Let $K$ be a field of characteristic 2.
For each $a\in K$, can we always find some $x$ such that $x^2=a$?
I came upon this question while reading "Arithmetic of Elliptic Curves".
The original motivation is to prove that $\Delta = 0 \Leftrightarrow E$ (elliptic curve) is singular.
The proof given for characteristic 2 is as follows:
Start with a general Weierstrass form:
$$E: y^2+a_1 xy+a_3y=x^3+a_2x^2+a_4x+a6$$
If $a_1=0$, then setting $x\mapsto x+a_2$ we get a new curve:
$$E:y^2+a_3y=x^3+a_4x+a_6$$ where $\Delta=a_3^4$ (Note that there was an errata).
Suppose $\Delta=0\implies a_3=0$. Then we want to show that it is singular.
So we look at
$$f(x,y)=y^2+a_3y-x^3-a_4x-a_6$$
And we need $\dfrac{\partial f}{\partial x}(x,y)=0\implies -3x^2-a_4=x^2-a_4=0$ as part of the requirement for singularity.

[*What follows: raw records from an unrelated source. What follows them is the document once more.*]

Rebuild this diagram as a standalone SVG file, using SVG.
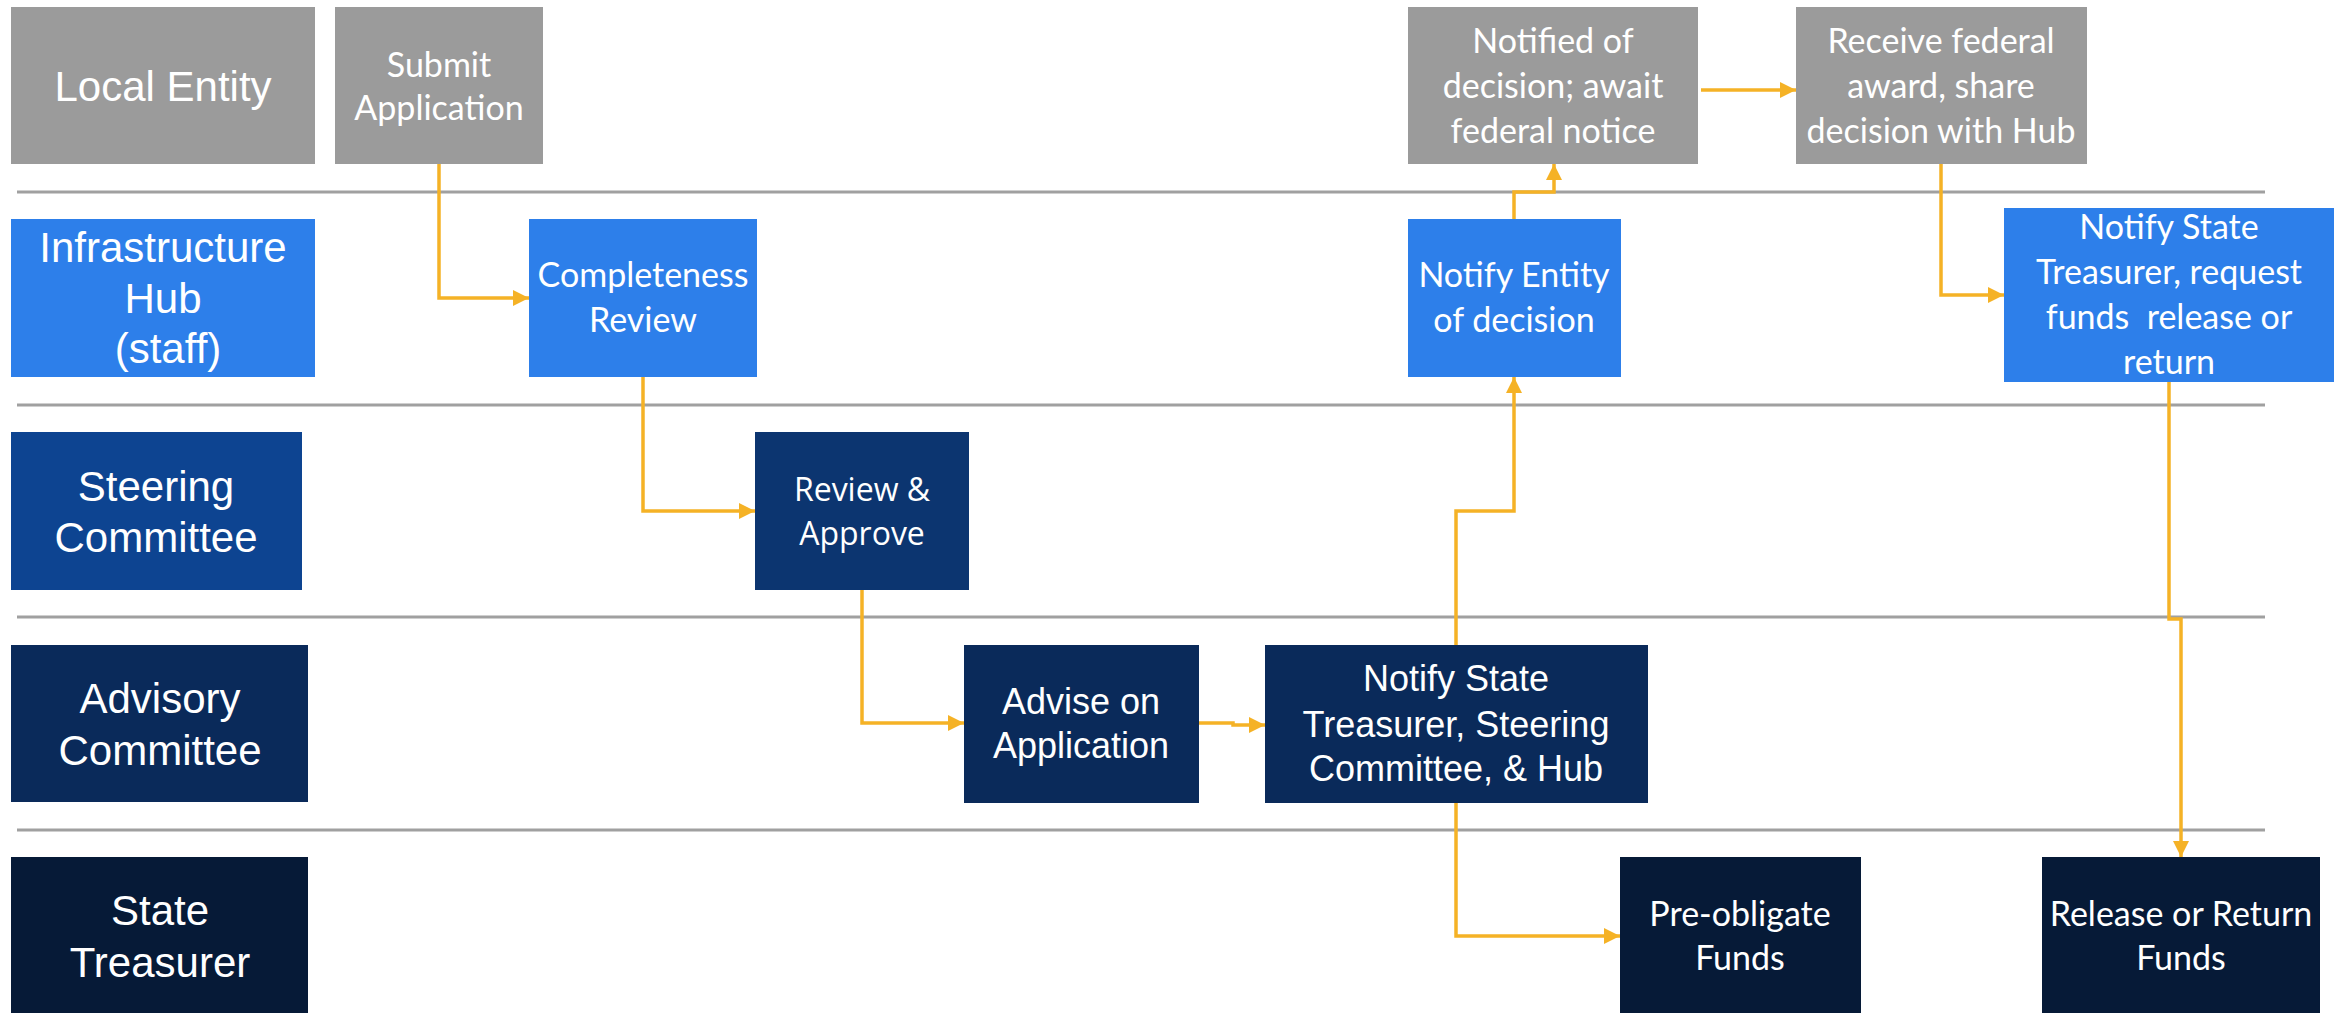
<svg xmlns="http://www.w3.org/2000/svg" width="2344" height="1013" viewBox="0 0 2344 1013">
<style>
.lane{font-family:"Liberation Sans",Arial,sans-serif;font-size:42px;fill:#fff;text-anchor:middle}
.cal{font-family:Lato,"Open Sans",sans-serif;font-size:34px;fill:#fff;text-anchor:middle}
.ari{font-family:"Liberation Sans",Arial,sans-serif;font-size:36px;fill:#fff;text-anchor:middle}
.seg{font-family:"Open Sans",sans-serif;font-size:32px;fill:#fff;text-anchor:middle}
.sep{stroke:#A0A0A0;stroke-width:3}
.con{fill:none;stroke:#F5B226;stroke-width:3.5;marker-end:url(#ah)}
.gray{fill:#9B9B9B}.blue{fill:#2D7FEA}.steer{fill:#0D4491}.rev{fill:#0C3570}.adv{fill:#0A2A5A}.treas{fill:#061A37}
</style>
<defs>
<marker id="ah" markerUnits="userSpaceOnUse" markerWidth="16" markerHeight="16" refX="16" refY="8" orient="auto"><path d="M0,0 L16,8 L0,16 z" fill="#F5B226"/></marker>
</defs>
<rect width="2344" height="1013" fill="#fff"/>
<g id="separators">
<line class="sep" x1="17" y1="192" x2="2265" y2="192"/>
<line class="sep" x1="17" y1="405" x2="2265" y2="405"/>
<line class="sep" x1="17" y1="617" x2="2265" y2="617"/>
<line class="sep" x1="17" y1="830" x2="2265" y2="830"/>
</g>
<g id="lane-local"><rect class="gray" x="11" y="7" width="304" height="157"/><text class="lane" x="163" y="101">Local Entity</text></g>
<g id="lane-hub"><rect class="blue" x="11" y="219" width="304" height="158"/><text class="lane" x="163" y="262">Infrastructure</text><text class="lane" x="163" y="313">Hub</text><text class="lane" x="168" y="363">(staff)</text></g>
<g id="lane-steering"><rect class="steer" x="11" y="432" width="291" height="158"/><text class="lane" x="156" y="501">Steering</text><text class="lane" x="156" y="552">Committee</text></g>
<g id="lane-advisory"><rect class="adv" x="11" y="645" width="297" height="157"/><text class="lane" x="160" y="713">Advisory</text><text class="lane" x="160" y="765">Committee</text></g>
<g id="lane-treasurer"><rect class="treas" x="11" y="857" width="297" height="156"/><text class="lane" x="160" y="925">State</text><text class="lane" x="160" y="977">Treasurer</text></g>

<g id="submit"><rect class="gray" x="335" y="7" width="208" height="157"/><text class="cal" x="439" y="77">Submit</text><text class="cal" x="439" y="120">Application</text></g>
<g id="completeness"><rect class="blue" x="529" y="219" width="228" height="158"/><text class="cal" x="643" y="287">Completeness</text><text class="cal" x="643" y="332">Review</text></g>
<g id="review"><rect class="rev" x="755" y="432" width="214" height="158"/><text class="seg" x="862" y="501">Review &amp;</text><text class="seg" x="862" y="545">Approve</text></g>
<g id="advise"><rect class="adv" x="964" y="645" width="235" height="158"/><text class="ari" x="1081" y="714">Advise on</text><text class="ari" x="1081" y="758">Application</text></g>
<g id="notify-all"><rect class="adv" x="1265" y="645" width="383" height="158"/><text class="ari" x="1456" y="691">Notify State</text><text class="ari" x="1456" y="737">Treasurer, Steering</text><text class="ari" x="1456" y="781">Committee, &amp; Hub</text></g>
<g id="preobligate"><rect class="treas" x="1620" y="857" width="241" height="156"/><text class="cal" x="1740" y="926">Pre-obligate</text><text class="cal" x="1740" y="970">Funds</text></g>
<g id="release"><rect class="treas" x="2042" y="857" width="278" height="156"/><text class="cal" x="2181" y="926">Release or Return</text><text class="cal" x="2181" y="970">Funds</text></g>
<g id="notify-entity"><rect class="blue" x="1408" y="219" width="213" height="158"/><text class="cal" x="1514" y="287">Notify Entity</text><text class="cal" x="1514" y="332">of decision</text></g>
<g id="notified"><rect class="gray" x="1408" y="7" width="290" height="157"/><text class="cal" x="1553" y="53">Notified of</text><text class="cal" x="1553" y="98">decision; await</text><text class="cal" x="1553" y="143">federal notice</text></g>
<g id="receive"><rect class="gray" x="1796" y="7" width="291" height="157"/><text class="cal" x="1941" y="53">Receive federal</text><text class="cal" x="1941" y="98">award, share</text><text class="cal" x="1941" y="143">decision with Hub</text></g>
<g id="notify-request"><rect class="blue" x="2004" y="208" width="330" height="174"/><text class="cal" x="2169" y="239">Notify State</text><text class="cal" x="2169" y="284">Treasurer, request</text><text class="cal" x="2169" y="329" xml:space="preserve">funds  release or</text><text class="cal" x="2169" y="374">return</text></g>

<g id="connectors">
<path class="con" d="M439,164 V298 H529"/>
<path class="con" d="M643,377 V511 H755"/>
<path class="con" d="M862,590 V723 H964"/>
<path class="con" d="M1199,723 H1233 V725 H1265"/>
<path class="con" d="M1456,803 V936 H1620"/>
<path class="con" d="M1456,645 V511 H1514 V377"/>
<path class="con" d="M1514,219 V192 H1554 V164"/>
<path class="con" d="M1701,90 H1796"/>
<path class="con" d="M1941,164 V295 H2004"/>
<path class="con" d="M2169,382 V619 H2181 V857"/>
</g>
</svg>
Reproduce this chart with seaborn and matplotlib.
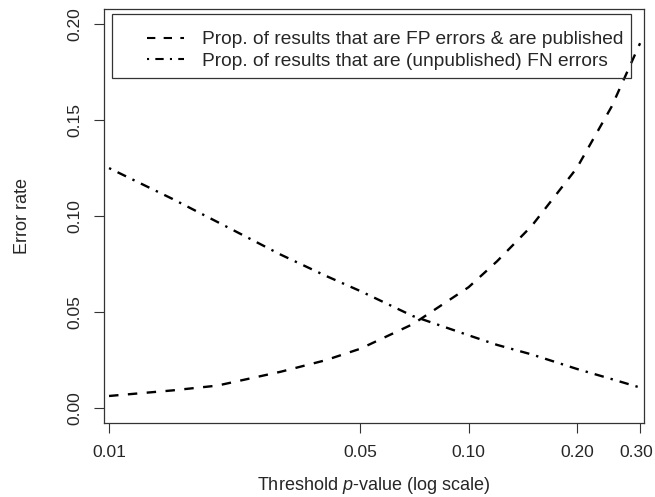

This leads to requiring a solution $x^2=a_4$ should $a_4\neq 0$, which implies that we can always find a square root. Is this true? Or is my reasoning wrong somewhere? (If this is true then we can easily fulfill the other requirements)
If we define a map $\phi:K\to K$ such that $\phi(x)=x^2$, we see that $\phi$ is an injective ring endomorphism. So I suppose the question is sort of equivalent to whether $\phi$ must be surjective, which means it is an isomorphism. I don't see why it must be true though.
Best Answer
If the field is finite, the Frobenius homomorphism must be surjective, since it is injective. So in a finite field of characteristic $2$, every element is a square.
If the field is infinite, in general not every element is a square, consider the field of rational functions $\mathbb{F}_2(X)$. In that field, $X$ is not a square.